Hollywood’s identity crisis: Actors, writers and producers warn of ‘reverse racism’ in the film industry which has created a ‘toxic’ climate for anyone who is a white, middle-age man

They continued: ‘We’re only hiring people of colour, women or LGBT to write, star, produce, operate the cameras, work in craft services. If you are white, you can’t speak out because you will instantly be branded ‘racist’ or condemned for ‘white privilege’.

As the wooden boards are taken down from shopfronts and studio lots grind slowly back to life, Hollywood is basking in an unseasonable heatwave. 

The famous boulevards shimmer in 40C haze and warm Santa Ana winds fan the Beverly Hills mansions.

Shaken by #MeToo, paralysed by Covid-19, the $50 billion film industry is finally emerging from a four-month lockdown – only to find a new and very different world, where tension is rising as surely as the thermometer.

For if the very public Black Lives Matter protests have polarised America, the silent fallout has now reached Hollywood.

A revolution is under way.

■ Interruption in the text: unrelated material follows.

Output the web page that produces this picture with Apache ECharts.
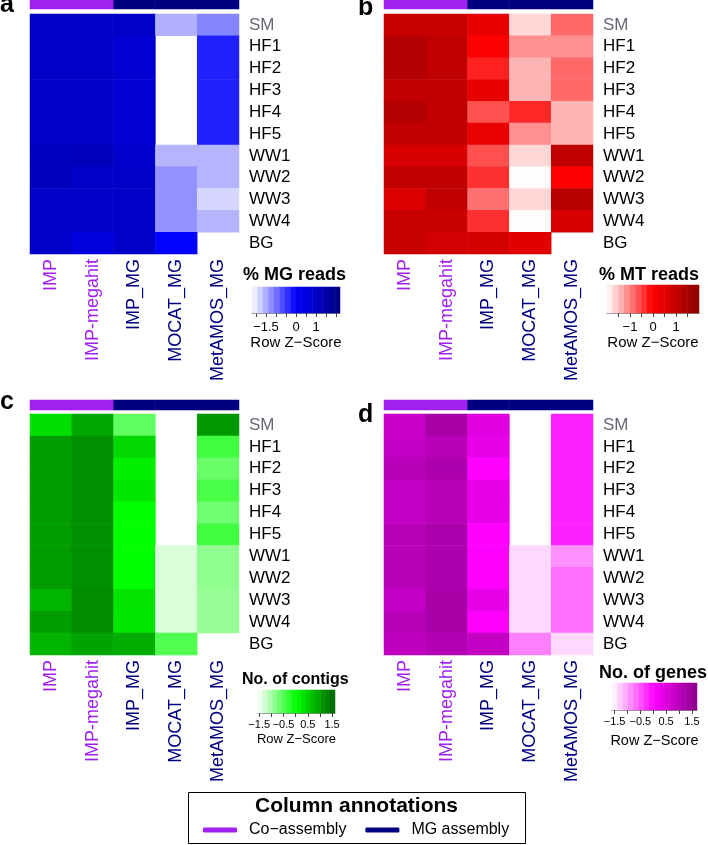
<!DOCTYPE html>
<html><head><meta charset="utf-8">
<script src="https://cdn.jsdelivr.net/npm/echarts@6/dist/echarts.min.js"></script>
<style>html,body{margin:0;padding:0;background:#fff}#c{width:708px;height:845px}</style>
</head><body><div id="c"></div><script>
// ---------- data ----------
const rows = ['SM','HF1','HF2','HF3','HF4','HF5','WW1','WW2','WW3','WW4','BG'];
const cols = ['IMP','IMP-megahit','IMP_MG','MOCAT_MG','MetAMOS_MG'];
const colGroups = ['Co\u2212assembly','Co\u2212assembly','MG assembly','MG assembly','MG assembly'];
const groupNames = ['Co\u2212assembly','MG assembly'];

// Row Z-scores, rows x columns (null = no value)
const mgReadsZ = [
  [0.95, 0.95, 0.95, -1.52, -1.15],
  [0.95, 0.95, 0.75, null, -0.28],
  [0.95, 0.95, 0.75, null, -0.28],
  [0.95, 0.95, 0.75, null, -0.28],
  [0.95, 0.95, 0.75, null, -0.28],
  [0.95, 0.95, 0.75, null, -0.28],
  [1.10, 1.15, 0.85, -1.55, -1.55],
  [1.15, 0.95, 0.95, -1.25, -1.55],
  [0.95, 0.95, 0.95, -1.25, -1.85],
  [0.95, 0.95, 0.95, -1.25, -1.55],
  [0.90, 0.55, 0.90, -0.02, null]
];
const mtReadsZ = [
  [0.95, 0.95, 0.40, -1.69, -0.82],
  [1.29, 1.09, 0.02, -1.13, -1.13],
  [1.29, 1.09, -0.25, -1.41, -0.82],
  [1.09, 1.09, 0.40, -1.41, -0.82],
  [1.29, 1.09, -0.63, -0.31, -1.41],
  [1.09, 1.09, 0.38, -1.13, -1.41],
  [0.67, 0.67, -0.63, -1.69, 1.09],
  [1.09, 1.09, -0.38, -1.98, 0.02],
  [0.60, 1.09, -0.88, -1.69, 1.22],
  [0.95, 0.95, -0.38, -1.98, 0.67],
  [0.95, 0.78, 0.74, 0.53, null]
];
const contigsZ = [
  [0.35, 0.93, -0.56, null, 1.09],
  [1.05, 1.17, 0.43, null, -0.36],
  [1.05, 1.17, 0.19, null, -0.61],
  [1.05, 1.17, 0.27, null, -0.41],
  [1.05, 1.17, 0.04, null, -0.66],
  [1.05, 1.17, 0.04, null, -0.36],
  [1.05, 1.17, 0.04, -1.31, -0.86],
  [1.05, 1.17, 0.04, -1.31, -0.86],
  [0.80, 1.21, 0.31, -1.31, -0.91],
  [1.05, 1.21, 0.27, -1.31, -0.91],
  [0.80, 0.97, 0.88, -0.46, null]
];
const genesZ = [
  [0.83, 1.29, 0.49, null, -0.16],
  [0.89, 1.06, 0.38, null, -0.16],
  [1.06, 1.23, 0.05, null, -0.16],
  [0.89, 1.06, 0.38, null, -0.16],
  [0.89, 1.06, 0.38, null, -0.16],
  [1.06, 1.23, 0.05, null, -0.16],
  [1.06, 1.23, 0.05, -1.35, -0.88],
  [1.06, 1.23, 0.05, -1.35, -0.67],
  [0.89, 1.29, 0.38, -1.35, -0.67],
  [1.06, 1.29, 0.05, -1.35, -0.67],
  [0.95, 1.12, 0.89, -0.78, -1.35]
];

// colour-key ranges, ticks and tick labels
const mgKeyRange = [-2.2, 2.2];
const mtKeyRange = [-2.0, 2.0];
const contigKeyRange = [-1.55, 1.62];
const geneKeyRange = [-1.6, 1.7];
const mgKeyTicks = [-2, -1.5, -1, -0.5, 0, 0.5, 1, 1.5, 2];
const mtKeyTicks = [-1.5, -1, -0.5, 0, 0.5, 1, 1.5];
const contigKeyTicks = [-1.5, -1, -0.5, 0, 0.5, 1, 1.5];
const geneKeyTicks = [-1.5, -1, -0.5, 0, 0.5, 1, 1.5];
const mgKeyLabels = [-1.5, 0, 1];
const mtKeyLabels = [-1, 0, 1];
const contigKeyLabels = [-1.5, -0.5, 0.5, 1.5];
const geneKeyLabels = [-1.5, -0.5, 0.5, 1.5];

// ---------- layout / style ----------
const FONT = '"Liberation Sans", Arial, Helvetica, sans-serif';
const groupColors = {'Co\u2212assembly':'#A020F0','MG assembly':'#000080'};
const panels = [
  {letter:'a', lx:0, ly:18, values:mgReadsZ, x:30, annTop:0, annH:9, top:14, h:240,
   colors:['#ffffff','#0000ff','#000080'], range:mgKeyRange, ticks:mgKeyTicks, labels:mgKeyLabels,
   key:{l:252,t:287,w:88,h:26}, title:'% MG reads', tx:243, ty:275, tsize:18, lsize:13, nsize:15, ngap:21, lmargin:8},
  {letter:'b', lx:358, ly:21, values:mtReadsZ, x:384, annTop:0, annH:9, top:14, h:240,
   colors:['#ffffff','#ff0000','#8b0000'], range:mtKeyRange, ticks:mtKeyTicks, labels:mtKeyLabels,
   key:{l:607,t:285,w:92,h:28}, title:'% MT reads', tx:599, ty:275, tsize:18, lsize:13, nsize:15, ngap:21, lmargin:8},
  {letter:'c', lx:0, ly:415, values:contigsZ, x:30, annTop:400, annH:10, top:414, h:241,
   colors:['#ffffff','#00ff00','#006400'], range:contigKeyRange, ticks:contigKeyTicks, labels:contigKeyLabels,
   key:{l:258,t:690,w:77,h:23}, title:'No. of contigs', tx:242, ty:680, tsize:16, lsize:11, nsize:13, ngap:20, lmargin:6},
  {letter:'d', lx:358, ly:428, values:genesZ, x:384, annTop:400, annH:10, top:414, h:241,
   colors:['#ffffff','#ff00ff','#8b008b'], range:geneKeyRange, ticks:geneKeyTicks, labels:geneKeyLabels,
   key:{l:612,t:683,w:85,h:27}, title:'No. of genes', tx:599, ty:673, tsize:18, lsize:11, nsize:14.5, ngap:23, lmargin:6}
];
const N_BINS = 16;
const fmt = v => (v < 0 ? '\u2212' : '') + Math.abs(v);

const grid = [], xAxis = [], yAxis = [], series = [], visualMap = [], graphic = [];

panels.forEach(p => {
  // annotation bar
  const gA = grid.length;
  grid.push({left:p.x, top:p.annTop, width:209, height:p.annH});
  const xA = xAxis.length; xAxis.push({type:'category', gridIndex:gA, data:cols, show:false});
  const yA = yAxis.length; yAxis.push({type:'category', gridIndex:gA, data:['ann'], show:false});
  groupNames.forEach(g => {
    const d = [];
    cols.forEach((c, ci) => { if (colGroups[ci] === g) d.push([ci, 0, 1]); });
    series.push({type:'heatmap', name:g, xAxisIndex:xA, yAxisIndex:yA, data:d,
      color:groupColors[g], itemStyle:{color:groupColors[g]}, emphasis:{disabled:true}, silent:true});
  });

  // main heatmap
  const gH = grid.length;
  grid.push({left:p.x, top:p.top, width:209, height:p.h});
  const xH = xAxis.length;
  xAxis.push({type:'category', gridIndex:gH, data:cols, position:'bottom',
    axisLine:{show:false}, axisTick:{show:false}, splitLine:{show:false},
    axisLabel:{rotate:90, fontSize:18, fontFamily:FONT, margin:5, interval:0,
      color:(v, i) => groupColors[colGroups[i]]}});
  const yH = yAxis.length;
  yAxis.push({type:'category', gridIndex:gH, data:rows, inverse:true, position:'right',
    axisLine:{show:false}, axisTick:{show:false}, splitLine:{show:false},
    axisLabel:{fontSize:17, fontFamily:FONT, margin:10, interval:0,
      color:(v) => v === 'SM' ? '#666677' : '#000000'}});
  const cells = [];
  p.values.forEach((r, ri) => r.forEach((v, ci) => { if (v !== null) cells.push([ci, ri, v]); }));
  const sHeat = series.length;
  series.push({type:'heatmap', xAxisIndex:xH, yAxisIndex:yH, data:cells, emphasis:{disabled:true}, silent:true});

  // colour key
  const gK = grid.length;
  grid.push({left:p.key.l, top:p.key.t, width:p.key.w, height:p.key.h});
  const bins = [], binData = [];
  const step = (p.range[1] - p.range[0]) / N_BINS;
  for (let i = 0; i < N_BINS; i++) { bins.push(String(i)); binData.push([i, 0, p.range[0] + (i + 0.5) * step]); }
  const xKc = xAxis.length; xAxis.push({type:'category', gridIndex:gK, data:bins, show:false});
  const xKv = xAxis.length;
  xAxis.push({type:'value', gridIndex:gK, min:p.range[0], max:p.range[1], position:'bottom',
    axisLine:{show:true, lineStyle:{color:'#888', width:1}},
    axisTick:{show:true, length:4, customValues:p.ticks, lineStyle:{color:'#444'}},
    axisLabel:{customValues:p.labels, fontSize:p.lsize, fontFamily:FONT, color:'#000', margin:p.lmargin, formatter:fmt, showMinLabel:true, showMaxLabel:true},
    splitLine:{show:false},
    name:'Row Z\u2212Score', nameLocation:'middle', nameGap:p.ngap,
    nameTextStyle:{fontSize:p.nsize, fontFamily:FONT, color:'#000'}});
  const yK = yAxis.length; yAxis.push({type:'category', gridIndex:gK, data:['k'], show:false});
  const sKey = series.length;
  series.push({type:'heatmap', xAxisIndex:xKc, yAxisIndex:yK, data:binData, emphasis:{disabled:true}, silent:true});

  visualMap.push({type:'continuous', show:false, min:p.range[0], max:p.range[1], dimension:2,
    seriesIndex:[sHeat, sKey], inRange:{color:p.colors}});

  graphic.push({type:'text', x:p.tx, y:p.ty, silent:true,
    style:{text:p.title, font:'bold ' + p.tsize + 'px ' + FONT, fill:'#000',
      textAlign:'left', textVerticalAlign:'middle', align:'left', verticalAlign:'middle'}});
  graphic.push({type:'text', x:p.lx, y:p.ly, silent:true,
    style:{text:p.letter, font:'bold 25px ' + FONT, fill:'#000',
      textAlign:'left', textVerticalAlign:'bottom', align:'left', verticalAlign:'bottom'}});
});

// bottom legend box
graphic.push({type:'rect', silent:true, shape:{x:188.5, y:792.5, width:337, height:51},
  style:{fill:'none', stroke:'#000', lineWidth:1}});
graphic.push({type:'text', x:356.5, y:806, silent:true,
  style:{text:'Column annotations', font:'bold 21px ' + FONT, fill:'#000',
    textAlign:'center', textVerticalAlign:'middle', align:'center', verticalAlign:'middle'}});

const option = {
  animation:false,
  backgroundColor:'#ffffff',
  textStyle:{fontFamily:FONT},
  grid, xAxis, yAxis, series, visualMap, graphic,
  legend:{data:groupNames, left:203, top:822, icon:'roundRect', itemWidth:34, itemHeight:5,
    itemGap:19, selectedMode:false, padding:0,
    textStyle:{fontSize:16, fontFamily:FONT, color:'#000', padding:[0,0,0,7]}}
};
const chart = echarts.init(document.getElementById('c'));
chart.setOption(option);
</script></body></html>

White actors are being fired. Edicts from studio bosses make it clear that only minorities – racial and sexual – can be given jobs.

A new wave of what has been termed by some as anti-white prejudice is causing writers, directors and producers to fear they will never work again. One described the current atmosphere as ‘more toxic than Chernobyl’, with leading actors afraid to speak out amid concern they will be labelled racist.